◆ EXERCISE BRIEF:
Without the pictures, please reproduce only the lines from the one with "Write the React, TypeScript" through the one with "YAxis, Label, LabelList", both included.

◆ EXTRACTED DATA:
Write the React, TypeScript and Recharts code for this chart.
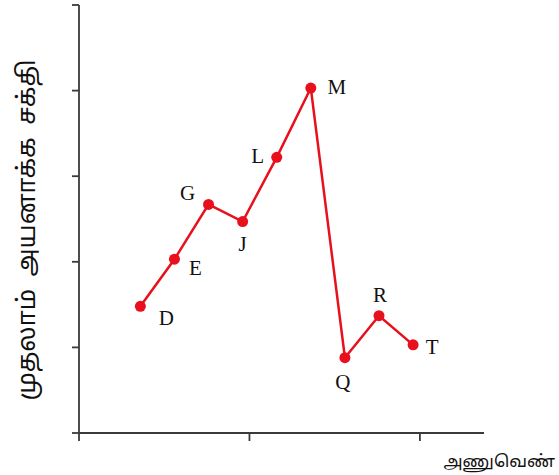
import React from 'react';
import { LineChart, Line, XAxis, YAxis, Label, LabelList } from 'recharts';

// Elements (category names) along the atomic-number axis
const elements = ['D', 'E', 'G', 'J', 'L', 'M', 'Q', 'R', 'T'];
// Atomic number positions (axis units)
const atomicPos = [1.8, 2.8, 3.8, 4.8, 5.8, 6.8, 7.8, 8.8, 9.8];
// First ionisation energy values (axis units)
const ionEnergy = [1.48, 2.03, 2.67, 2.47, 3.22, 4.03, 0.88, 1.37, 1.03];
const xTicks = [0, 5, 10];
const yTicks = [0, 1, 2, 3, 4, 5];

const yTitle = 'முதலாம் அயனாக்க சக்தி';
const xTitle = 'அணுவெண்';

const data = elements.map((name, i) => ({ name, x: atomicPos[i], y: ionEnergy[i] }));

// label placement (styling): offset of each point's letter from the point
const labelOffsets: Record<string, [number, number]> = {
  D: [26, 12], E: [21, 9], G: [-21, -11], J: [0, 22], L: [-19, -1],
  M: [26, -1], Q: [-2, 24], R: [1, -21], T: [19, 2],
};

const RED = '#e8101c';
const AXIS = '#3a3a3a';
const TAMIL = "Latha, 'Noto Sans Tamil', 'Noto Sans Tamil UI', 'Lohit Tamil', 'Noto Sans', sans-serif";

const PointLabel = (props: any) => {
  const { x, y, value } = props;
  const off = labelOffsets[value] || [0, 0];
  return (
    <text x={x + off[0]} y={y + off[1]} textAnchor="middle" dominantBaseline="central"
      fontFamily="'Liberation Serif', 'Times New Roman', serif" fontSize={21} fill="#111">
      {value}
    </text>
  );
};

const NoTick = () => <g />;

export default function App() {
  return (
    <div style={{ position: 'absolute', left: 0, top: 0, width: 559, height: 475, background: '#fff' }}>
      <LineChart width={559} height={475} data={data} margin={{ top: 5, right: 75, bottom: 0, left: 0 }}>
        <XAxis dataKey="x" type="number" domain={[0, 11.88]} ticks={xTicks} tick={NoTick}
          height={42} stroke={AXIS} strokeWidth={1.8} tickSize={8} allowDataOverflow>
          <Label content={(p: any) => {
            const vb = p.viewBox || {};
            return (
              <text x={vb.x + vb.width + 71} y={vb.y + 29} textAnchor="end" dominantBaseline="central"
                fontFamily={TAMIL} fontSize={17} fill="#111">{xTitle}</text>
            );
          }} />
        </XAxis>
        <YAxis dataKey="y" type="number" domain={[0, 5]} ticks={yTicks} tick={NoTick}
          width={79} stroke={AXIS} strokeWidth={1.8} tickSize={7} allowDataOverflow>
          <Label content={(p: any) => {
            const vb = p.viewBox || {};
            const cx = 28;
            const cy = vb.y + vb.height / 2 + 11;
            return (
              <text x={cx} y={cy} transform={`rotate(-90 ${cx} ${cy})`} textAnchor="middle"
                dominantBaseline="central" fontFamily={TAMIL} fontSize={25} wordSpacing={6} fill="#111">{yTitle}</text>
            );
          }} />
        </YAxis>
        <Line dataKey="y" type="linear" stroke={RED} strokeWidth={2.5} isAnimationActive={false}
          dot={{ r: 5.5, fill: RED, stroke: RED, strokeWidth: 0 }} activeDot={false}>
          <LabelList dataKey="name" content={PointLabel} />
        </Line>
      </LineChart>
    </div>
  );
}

...

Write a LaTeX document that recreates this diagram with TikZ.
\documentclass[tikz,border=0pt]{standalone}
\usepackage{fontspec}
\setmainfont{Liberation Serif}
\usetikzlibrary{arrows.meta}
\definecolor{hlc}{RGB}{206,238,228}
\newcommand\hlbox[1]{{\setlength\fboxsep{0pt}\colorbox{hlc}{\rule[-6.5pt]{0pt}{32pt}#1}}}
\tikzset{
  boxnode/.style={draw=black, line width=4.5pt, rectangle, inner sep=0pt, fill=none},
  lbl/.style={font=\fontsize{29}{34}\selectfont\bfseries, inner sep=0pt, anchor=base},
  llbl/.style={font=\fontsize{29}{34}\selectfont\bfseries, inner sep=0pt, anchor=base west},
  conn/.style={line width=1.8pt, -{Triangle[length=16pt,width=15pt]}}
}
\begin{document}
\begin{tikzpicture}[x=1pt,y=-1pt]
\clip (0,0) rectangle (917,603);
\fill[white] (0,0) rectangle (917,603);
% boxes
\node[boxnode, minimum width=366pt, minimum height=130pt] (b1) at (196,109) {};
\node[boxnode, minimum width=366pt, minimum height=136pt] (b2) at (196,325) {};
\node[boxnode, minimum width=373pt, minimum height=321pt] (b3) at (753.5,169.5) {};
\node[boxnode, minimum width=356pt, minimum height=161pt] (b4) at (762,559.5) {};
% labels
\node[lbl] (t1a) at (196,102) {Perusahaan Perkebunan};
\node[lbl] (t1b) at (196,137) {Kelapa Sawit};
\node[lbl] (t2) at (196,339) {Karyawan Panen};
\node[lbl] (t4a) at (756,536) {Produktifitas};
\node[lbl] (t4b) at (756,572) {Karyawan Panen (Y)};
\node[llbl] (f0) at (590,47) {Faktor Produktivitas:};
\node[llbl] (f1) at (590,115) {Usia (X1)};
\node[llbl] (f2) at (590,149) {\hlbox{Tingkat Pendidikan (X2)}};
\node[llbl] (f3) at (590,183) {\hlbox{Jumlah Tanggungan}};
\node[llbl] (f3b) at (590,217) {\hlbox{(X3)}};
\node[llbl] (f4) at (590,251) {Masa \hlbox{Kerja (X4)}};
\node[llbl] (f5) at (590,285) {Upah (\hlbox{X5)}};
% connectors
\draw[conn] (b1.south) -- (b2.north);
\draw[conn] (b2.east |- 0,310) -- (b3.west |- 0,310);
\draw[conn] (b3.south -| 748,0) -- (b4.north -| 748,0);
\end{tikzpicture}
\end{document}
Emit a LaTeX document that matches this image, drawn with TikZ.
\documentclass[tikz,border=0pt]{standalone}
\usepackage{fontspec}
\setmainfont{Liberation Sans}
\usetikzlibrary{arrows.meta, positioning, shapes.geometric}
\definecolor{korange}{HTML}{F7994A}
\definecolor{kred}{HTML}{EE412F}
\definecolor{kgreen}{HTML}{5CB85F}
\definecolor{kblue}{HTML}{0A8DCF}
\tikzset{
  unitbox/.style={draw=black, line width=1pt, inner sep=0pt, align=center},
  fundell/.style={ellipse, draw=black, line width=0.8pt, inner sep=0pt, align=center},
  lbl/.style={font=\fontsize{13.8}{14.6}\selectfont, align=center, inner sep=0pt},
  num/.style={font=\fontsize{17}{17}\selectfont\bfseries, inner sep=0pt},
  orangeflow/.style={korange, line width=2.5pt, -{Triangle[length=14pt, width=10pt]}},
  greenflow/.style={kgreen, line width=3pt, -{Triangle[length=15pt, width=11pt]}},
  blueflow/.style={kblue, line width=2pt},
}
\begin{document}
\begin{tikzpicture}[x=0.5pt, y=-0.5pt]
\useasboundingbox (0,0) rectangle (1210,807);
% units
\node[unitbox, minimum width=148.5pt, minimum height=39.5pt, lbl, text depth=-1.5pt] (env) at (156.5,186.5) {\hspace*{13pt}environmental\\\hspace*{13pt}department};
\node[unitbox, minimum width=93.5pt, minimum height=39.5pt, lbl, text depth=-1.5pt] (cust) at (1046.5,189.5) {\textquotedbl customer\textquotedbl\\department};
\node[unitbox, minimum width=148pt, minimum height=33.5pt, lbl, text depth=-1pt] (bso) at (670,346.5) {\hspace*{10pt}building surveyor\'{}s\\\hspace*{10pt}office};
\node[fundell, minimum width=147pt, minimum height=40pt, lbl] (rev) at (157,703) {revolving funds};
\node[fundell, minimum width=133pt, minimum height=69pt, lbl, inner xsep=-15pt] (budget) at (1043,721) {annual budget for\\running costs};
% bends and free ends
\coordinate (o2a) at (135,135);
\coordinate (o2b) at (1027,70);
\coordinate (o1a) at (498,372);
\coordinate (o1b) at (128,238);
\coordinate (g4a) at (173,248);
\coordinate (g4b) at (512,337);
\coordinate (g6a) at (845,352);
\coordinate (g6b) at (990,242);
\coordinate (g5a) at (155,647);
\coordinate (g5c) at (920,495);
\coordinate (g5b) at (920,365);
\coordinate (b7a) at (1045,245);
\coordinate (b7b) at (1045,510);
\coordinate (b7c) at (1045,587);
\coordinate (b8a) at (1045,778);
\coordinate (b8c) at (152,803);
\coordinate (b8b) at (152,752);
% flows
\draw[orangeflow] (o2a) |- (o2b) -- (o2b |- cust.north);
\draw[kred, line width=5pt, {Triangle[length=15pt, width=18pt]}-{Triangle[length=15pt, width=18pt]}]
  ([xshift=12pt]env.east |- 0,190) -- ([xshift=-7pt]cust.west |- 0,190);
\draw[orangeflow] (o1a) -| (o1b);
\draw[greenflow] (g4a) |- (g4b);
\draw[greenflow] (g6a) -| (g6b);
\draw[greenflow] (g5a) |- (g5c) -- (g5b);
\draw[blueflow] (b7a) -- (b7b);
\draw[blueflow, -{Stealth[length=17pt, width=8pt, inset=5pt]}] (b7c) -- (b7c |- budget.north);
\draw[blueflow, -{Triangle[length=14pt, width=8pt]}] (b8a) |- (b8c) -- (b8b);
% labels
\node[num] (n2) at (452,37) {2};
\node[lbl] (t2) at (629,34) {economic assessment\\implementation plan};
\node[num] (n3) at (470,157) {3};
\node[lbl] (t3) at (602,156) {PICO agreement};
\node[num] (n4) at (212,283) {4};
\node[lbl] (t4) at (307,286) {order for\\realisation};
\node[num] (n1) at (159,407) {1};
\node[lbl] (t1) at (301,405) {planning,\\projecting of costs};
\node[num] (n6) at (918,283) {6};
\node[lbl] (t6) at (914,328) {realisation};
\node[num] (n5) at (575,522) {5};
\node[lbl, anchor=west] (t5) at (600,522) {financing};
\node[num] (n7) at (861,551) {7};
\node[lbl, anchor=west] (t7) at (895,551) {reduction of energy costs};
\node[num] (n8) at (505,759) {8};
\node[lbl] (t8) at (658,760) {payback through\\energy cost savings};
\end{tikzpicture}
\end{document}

◆ COMPLETED TASK:
Write the React, TypeScript and Recharts code for this chart.
import React from 'react';
import { LineChart, Line, XAxis, YAxis, Label, LabelList } from 'recharts';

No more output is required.